Modelle werden aus diesen guten Gründen auch im Management eingesetzt. Ein Beispiel für Modelle, die jedes Unternehmen nutzt, ist die Finanz- und Betriebsbuchhaltung. Auch hier wird eine an sich unüberschaubare Realität, nämlich der Geschäftsgang einer ganzen Unternehmung, kompakt in Zahlen abgebildet. Kennzahlen wie der Cashflow oder die Eigenkapitalquote sind Wegmarken, die manche Details weglassen, aber den Blick auf wesentliche Eigenschaften und Entwicklungen der Unternehmung schärfen. 

Einschränkungen gelten aber auch hier: Der Cashflow mag noch so solide aussehen; wenn ein Unternehmen künftige Veränderungen am Markt ignoriert und etwa neue Konkurrenten oder techno­logische Neuerungen nicht strategisch antizipiert, kann das Unternehmen trotzdem auf einem Irrweg sein. Das Geschäftsmodell in einem Businessplan regelmässig vor Augen zu haben, ist auch für KMU so essenziell wie der Blick auf die Wanderkarte vor einem langen Marsch. Organigramme, Stellenbeschriebe, SWOT-Analysen und anderes mehr sind häufig eingesetzte Modelle, die nie eins zu eins die Realität abbilden, aber hoffentlich nützliche Zusammenhänge aufzeigen und so bessere Entscheidungen ermöglichen.

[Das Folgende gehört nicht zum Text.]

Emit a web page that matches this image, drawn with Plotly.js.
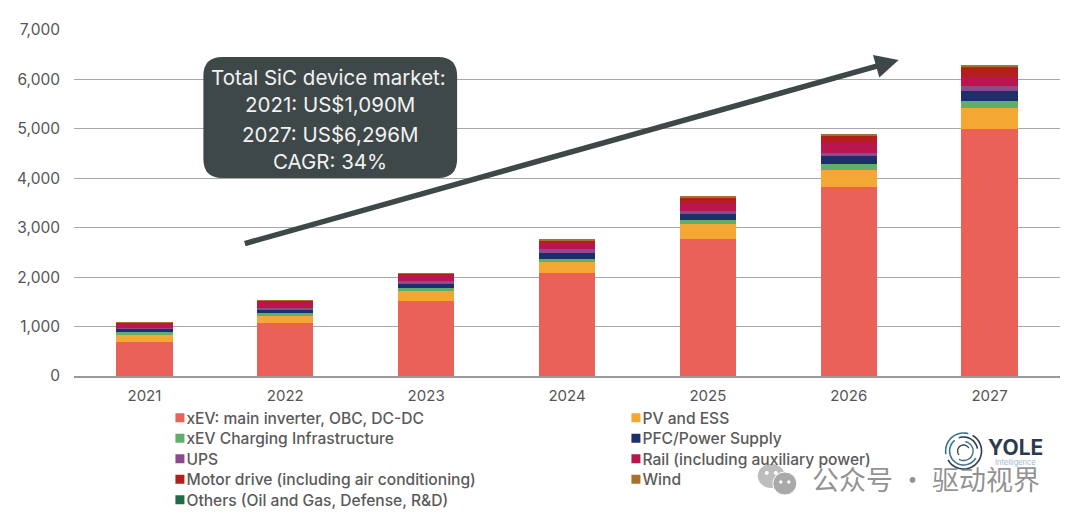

Auf ein einzelnes Modell allein soll man sich trotzdem nicht verlassen. Die versierte Berggängerin konsultiert neben dem Kartenmaterial auch den (auf Modellen basierenden) Wetterbericht, bevor sie loszieht. Sie wird also für verschiedene Aspekte verschiedene Modelle beiziehen und bei der Interpretation stets auch deren Grenzen im Hinterkopf behalten. So helfen Modelle, mit ganzen Teams in unbekanntem Terrain zu na­vigieren. Die konkreten, praktischen Schritte muss man aber selbst auf den Boden bringen.